Global house prices have been growing at 2.7% in the second quarter of this year compared with 4% last year, in inflation-adjusted terms, according to an index developed by the forecasting and quantitative analysis experts at Oxford Economics.
The index is still slightly above the long-term average since 1997, but the slowdown is quite significant. When considered in conjunction with other international headwinds such as US President Donald Trump’s trade war, it becomes clear that the house prices slowdown could pose a serious threat to the global economy.
In many markets, house prices have grown at breakneck speed since the financial crisis, spurred on by low interest rates and money-printing by the major central banks.
The purchases of traditionally safe assets such as bonds by central banks have pushed investors into riskier assets. Some of them invested in equities, but many investors still consider real estate to be the safest bet there is, so they piled into the housing markets, particularly in Sweden, the UK, Australia, New Zealand and Canada.
Now those markets are so over-heated that they could endanger global financial stability. While the index still shows relatively healthy growth, “beneath the surface there are several warning signs,” says Adam Slater, lead economist at Oxford Economics.
House prices are still below their pre-financial crisis peak in many of the countries in the Organisation for Economic Cooperation and Development (OECD), made up by developed economies.

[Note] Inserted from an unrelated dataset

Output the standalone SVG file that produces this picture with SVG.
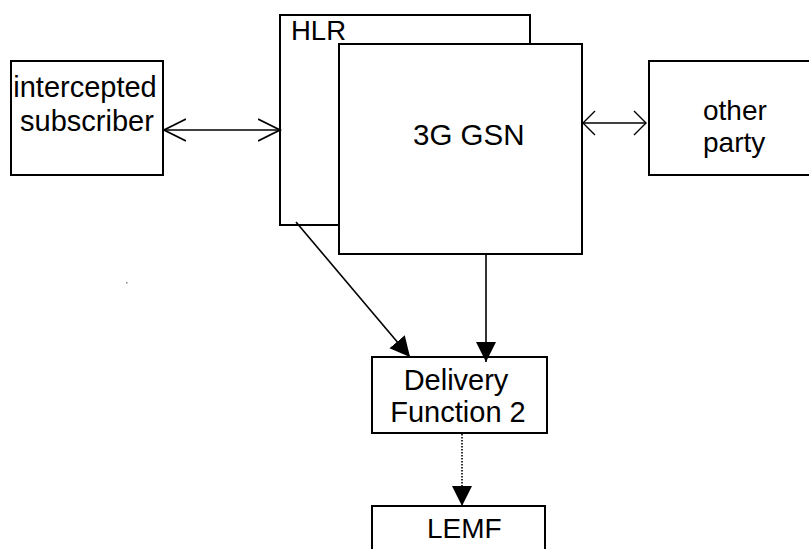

However, they are 7% above their long-term average, similar to valuations during earlier cyclical peaks in 1974, 1979 and 1990. Valuations peaked at 12% above their long-term average before the financial crisis for 2007-2009.
Currently, valuations are very different across countries. In a group of medium-size economies they are very high, at between 40% and 90% above their long-term average. These are Australia, Belgium, Canada, New Zealand, Norway and Sweden.
Currently, house prices in these countries are either stagnant or falling, with Sweden seeing a 7% decline in house prices. There have been numerous warnings that Sweden, where house prices had been rising without pause since the mid-1990s, was experiencing a bubble in its housing market.
The exception to this is New Zealand, where residential property prices were still rising strongly.
Home price valuations in the UK also look high, and this is hampering future growth. “It is likely that high valuations plus tighter monetary conditions have played a key role in the sharp slowdown in price growth in the UK, Australia, Canada and Sweden in the last year,” says Slater.
If the global slowdown accelerates and a no-deal Brexit becomes reality, the safety of investing in houses, especially in Britain, will be tested.